● **Information supplied**
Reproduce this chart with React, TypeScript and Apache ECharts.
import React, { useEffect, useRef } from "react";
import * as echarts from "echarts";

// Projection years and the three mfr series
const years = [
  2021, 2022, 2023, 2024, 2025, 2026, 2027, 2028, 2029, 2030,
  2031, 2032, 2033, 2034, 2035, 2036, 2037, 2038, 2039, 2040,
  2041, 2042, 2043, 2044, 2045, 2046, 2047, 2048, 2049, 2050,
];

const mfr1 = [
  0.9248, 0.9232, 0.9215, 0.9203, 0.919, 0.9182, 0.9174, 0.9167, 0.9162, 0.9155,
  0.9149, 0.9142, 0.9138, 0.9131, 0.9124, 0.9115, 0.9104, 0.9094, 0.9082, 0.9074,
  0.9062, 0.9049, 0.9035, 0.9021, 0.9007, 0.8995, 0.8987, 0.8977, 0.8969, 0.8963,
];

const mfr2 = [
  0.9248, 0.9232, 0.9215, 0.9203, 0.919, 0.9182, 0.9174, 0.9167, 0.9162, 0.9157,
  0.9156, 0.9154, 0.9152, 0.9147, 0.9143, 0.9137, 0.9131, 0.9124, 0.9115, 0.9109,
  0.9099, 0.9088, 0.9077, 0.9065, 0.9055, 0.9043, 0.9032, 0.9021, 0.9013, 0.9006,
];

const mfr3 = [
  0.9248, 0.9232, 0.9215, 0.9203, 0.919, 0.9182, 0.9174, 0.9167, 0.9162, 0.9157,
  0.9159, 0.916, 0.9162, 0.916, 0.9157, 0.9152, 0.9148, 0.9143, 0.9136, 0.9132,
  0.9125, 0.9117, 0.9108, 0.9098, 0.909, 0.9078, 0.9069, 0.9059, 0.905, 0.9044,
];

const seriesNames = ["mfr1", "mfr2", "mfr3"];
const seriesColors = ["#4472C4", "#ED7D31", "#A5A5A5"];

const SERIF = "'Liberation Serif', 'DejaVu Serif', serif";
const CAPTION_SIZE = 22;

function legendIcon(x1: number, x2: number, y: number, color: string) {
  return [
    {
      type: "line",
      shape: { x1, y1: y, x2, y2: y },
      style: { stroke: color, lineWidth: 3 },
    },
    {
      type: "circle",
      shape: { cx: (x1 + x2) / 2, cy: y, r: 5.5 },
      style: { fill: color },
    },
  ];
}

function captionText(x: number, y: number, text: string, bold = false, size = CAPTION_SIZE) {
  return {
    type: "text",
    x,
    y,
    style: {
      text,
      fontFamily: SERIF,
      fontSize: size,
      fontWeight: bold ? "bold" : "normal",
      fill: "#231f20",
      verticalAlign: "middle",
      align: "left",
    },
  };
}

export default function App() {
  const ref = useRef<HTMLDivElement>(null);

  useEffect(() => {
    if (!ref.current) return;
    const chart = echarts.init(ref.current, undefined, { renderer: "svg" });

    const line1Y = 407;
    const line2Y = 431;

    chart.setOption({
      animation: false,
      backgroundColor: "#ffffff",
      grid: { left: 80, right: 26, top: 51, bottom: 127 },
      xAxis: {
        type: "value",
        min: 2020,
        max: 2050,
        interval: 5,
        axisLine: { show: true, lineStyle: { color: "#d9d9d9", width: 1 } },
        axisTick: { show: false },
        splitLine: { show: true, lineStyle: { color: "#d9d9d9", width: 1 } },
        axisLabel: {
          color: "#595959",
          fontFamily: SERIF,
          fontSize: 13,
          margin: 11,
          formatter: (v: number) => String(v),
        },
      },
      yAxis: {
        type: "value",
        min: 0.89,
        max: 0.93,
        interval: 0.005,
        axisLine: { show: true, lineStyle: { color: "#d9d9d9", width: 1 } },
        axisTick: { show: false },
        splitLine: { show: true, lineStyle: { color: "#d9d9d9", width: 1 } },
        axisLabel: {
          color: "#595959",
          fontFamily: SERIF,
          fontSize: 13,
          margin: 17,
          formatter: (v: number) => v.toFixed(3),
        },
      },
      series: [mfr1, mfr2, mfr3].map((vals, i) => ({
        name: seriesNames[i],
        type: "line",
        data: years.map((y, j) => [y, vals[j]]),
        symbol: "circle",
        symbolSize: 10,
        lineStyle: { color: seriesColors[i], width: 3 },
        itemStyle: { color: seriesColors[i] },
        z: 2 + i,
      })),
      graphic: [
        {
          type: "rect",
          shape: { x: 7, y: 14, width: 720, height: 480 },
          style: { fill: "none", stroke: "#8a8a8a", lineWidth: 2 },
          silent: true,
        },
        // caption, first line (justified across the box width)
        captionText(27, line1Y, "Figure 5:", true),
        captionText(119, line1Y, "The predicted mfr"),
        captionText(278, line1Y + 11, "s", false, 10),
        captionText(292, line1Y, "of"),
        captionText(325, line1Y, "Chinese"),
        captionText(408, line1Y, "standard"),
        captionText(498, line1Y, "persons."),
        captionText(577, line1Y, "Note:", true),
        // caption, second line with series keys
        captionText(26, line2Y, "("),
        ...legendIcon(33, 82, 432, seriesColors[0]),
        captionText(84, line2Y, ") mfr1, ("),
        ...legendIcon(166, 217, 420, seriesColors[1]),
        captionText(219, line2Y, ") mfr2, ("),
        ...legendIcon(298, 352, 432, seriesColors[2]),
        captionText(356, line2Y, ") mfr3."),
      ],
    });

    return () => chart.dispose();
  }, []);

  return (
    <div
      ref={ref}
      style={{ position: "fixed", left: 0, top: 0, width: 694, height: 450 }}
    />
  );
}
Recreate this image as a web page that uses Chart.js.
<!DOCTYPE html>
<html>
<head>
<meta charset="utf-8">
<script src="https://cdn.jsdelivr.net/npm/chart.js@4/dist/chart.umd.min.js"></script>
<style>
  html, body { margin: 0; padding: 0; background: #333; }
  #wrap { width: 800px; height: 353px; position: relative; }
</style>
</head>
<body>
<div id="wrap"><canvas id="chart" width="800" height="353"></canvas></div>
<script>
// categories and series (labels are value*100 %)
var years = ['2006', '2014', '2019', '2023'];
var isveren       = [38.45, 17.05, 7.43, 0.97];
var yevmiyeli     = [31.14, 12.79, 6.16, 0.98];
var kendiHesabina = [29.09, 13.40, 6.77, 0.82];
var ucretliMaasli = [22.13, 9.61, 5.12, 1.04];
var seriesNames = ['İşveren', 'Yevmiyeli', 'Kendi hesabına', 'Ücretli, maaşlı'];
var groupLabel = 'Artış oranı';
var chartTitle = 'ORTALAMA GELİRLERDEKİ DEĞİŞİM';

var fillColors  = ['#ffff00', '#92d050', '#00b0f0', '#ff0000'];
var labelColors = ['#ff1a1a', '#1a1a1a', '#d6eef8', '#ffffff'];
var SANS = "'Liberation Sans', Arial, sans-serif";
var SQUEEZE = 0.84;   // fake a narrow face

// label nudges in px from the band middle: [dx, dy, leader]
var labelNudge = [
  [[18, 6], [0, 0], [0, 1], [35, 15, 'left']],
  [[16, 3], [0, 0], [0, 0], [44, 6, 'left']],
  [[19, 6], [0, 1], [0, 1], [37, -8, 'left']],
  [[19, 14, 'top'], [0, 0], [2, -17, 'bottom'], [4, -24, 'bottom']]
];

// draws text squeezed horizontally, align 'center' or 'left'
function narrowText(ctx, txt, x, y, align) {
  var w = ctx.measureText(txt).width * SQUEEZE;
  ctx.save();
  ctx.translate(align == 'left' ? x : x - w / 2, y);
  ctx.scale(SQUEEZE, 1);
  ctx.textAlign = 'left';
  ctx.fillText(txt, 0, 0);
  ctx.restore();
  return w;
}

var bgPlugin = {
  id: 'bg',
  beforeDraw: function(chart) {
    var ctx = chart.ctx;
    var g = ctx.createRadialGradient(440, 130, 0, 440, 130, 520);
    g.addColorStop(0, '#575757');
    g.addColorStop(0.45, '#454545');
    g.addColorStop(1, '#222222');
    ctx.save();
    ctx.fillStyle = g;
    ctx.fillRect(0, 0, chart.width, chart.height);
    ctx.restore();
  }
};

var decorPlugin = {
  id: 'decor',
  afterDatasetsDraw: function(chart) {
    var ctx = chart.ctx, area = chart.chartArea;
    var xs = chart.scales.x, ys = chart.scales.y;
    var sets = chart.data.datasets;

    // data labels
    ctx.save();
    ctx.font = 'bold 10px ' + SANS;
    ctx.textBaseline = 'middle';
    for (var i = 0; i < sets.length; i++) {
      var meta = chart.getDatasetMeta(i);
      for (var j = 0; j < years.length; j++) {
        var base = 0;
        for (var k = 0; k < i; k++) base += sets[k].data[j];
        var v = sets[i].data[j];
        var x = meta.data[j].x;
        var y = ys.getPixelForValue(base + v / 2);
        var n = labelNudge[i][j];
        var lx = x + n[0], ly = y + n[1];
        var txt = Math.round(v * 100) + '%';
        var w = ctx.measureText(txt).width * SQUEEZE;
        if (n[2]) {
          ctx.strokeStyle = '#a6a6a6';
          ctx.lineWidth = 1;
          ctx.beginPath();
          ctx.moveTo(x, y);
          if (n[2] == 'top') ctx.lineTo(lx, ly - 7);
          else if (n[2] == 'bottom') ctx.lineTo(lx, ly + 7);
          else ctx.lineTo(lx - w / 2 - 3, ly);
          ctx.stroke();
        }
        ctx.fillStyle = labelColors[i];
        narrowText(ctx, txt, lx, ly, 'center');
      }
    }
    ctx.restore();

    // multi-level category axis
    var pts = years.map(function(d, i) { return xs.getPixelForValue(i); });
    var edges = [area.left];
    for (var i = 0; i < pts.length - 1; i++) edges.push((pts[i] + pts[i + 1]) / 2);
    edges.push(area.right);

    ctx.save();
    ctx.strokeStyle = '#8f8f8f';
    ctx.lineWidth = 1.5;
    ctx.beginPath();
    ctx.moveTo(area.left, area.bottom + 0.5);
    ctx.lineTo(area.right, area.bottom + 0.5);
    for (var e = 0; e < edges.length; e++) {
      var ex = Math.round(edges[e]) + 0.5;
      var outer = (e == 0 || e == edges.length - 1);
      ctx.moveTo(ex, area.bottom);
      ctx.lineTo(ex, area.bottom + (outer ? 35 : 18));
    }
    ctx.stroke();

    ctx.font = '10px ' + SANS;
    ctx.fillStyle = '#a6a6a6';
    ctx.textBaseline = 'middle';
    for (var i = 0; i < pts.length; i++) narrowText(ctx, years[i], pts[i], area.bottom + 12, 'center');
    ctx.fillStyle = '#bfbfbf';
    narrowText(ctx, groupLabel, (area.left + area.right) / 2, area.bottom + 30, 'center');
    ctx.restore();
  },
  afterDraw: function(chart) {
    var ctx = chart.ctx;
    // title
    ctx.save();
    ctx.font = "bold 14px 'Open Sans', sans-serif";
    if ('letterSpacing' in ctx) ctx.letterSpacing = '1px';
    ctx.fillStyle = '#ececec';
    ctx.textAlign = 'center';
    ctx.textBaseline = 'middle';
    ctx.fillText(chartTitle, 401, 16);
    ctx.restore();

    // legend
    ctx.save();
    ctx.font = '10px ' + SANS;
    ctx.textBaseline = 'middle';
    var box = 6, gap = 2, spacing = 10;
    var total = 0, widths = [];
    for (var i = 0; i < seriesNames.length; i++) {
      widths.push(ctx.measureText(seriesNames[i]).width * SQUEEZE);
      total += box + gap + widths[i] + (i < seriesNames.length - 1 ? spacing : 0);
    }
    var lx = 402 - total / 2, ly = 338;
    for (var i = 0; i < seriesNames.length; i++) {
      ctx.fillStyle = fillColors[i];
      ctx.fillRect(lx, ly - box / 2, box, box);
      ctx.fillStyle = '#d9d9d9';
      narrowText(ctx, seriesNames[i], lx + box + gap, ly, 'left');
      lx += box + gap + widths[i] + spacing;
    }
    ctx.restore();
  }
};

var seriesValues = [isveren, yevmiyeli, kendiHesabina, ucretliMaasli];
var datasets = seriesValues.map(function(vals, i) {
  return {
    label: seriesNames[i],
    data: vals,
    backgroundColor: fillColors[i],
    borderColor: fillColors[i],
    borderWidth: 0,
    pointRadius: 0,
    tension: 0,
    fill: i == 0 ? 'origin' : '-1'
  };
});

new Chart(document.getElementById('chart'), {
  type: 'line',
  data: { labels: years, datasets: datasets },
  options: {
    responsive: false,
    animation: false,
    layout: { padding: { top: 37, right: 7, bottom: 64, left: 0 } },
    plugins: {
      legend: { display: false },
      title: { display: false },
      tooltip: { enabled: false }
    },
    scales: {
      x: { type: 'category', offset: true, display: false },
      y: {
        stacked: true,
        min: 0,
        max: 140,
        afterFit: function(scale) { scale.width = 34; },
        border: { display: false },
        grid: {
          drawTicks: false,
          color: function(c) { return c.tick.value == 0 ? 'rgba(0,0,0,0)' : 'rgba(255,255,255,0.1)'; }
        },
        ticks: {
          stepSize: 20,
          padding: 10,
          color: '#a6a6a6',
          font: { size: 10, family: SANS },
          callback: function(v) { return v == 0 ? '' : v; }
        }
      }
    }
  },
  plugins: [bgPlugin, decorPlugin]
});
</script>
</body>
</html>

* * *

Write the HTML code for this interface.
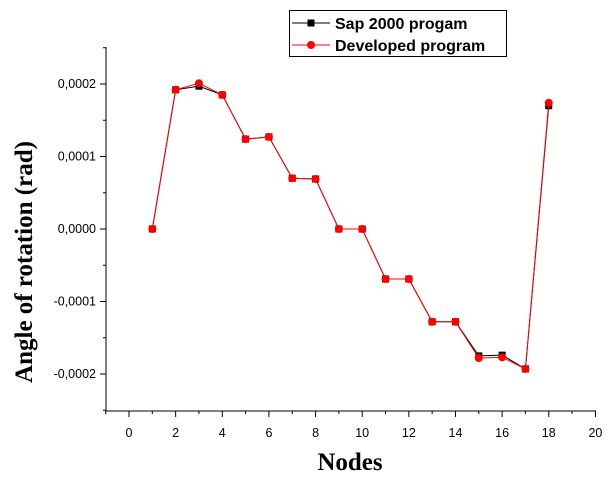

● **What needs to be done**
Identify every line where the string "with" appears.

● **Expected answer**
Reproduce this chart with React, TypeScript and Apache ECharts.
        // caption, second line with series keys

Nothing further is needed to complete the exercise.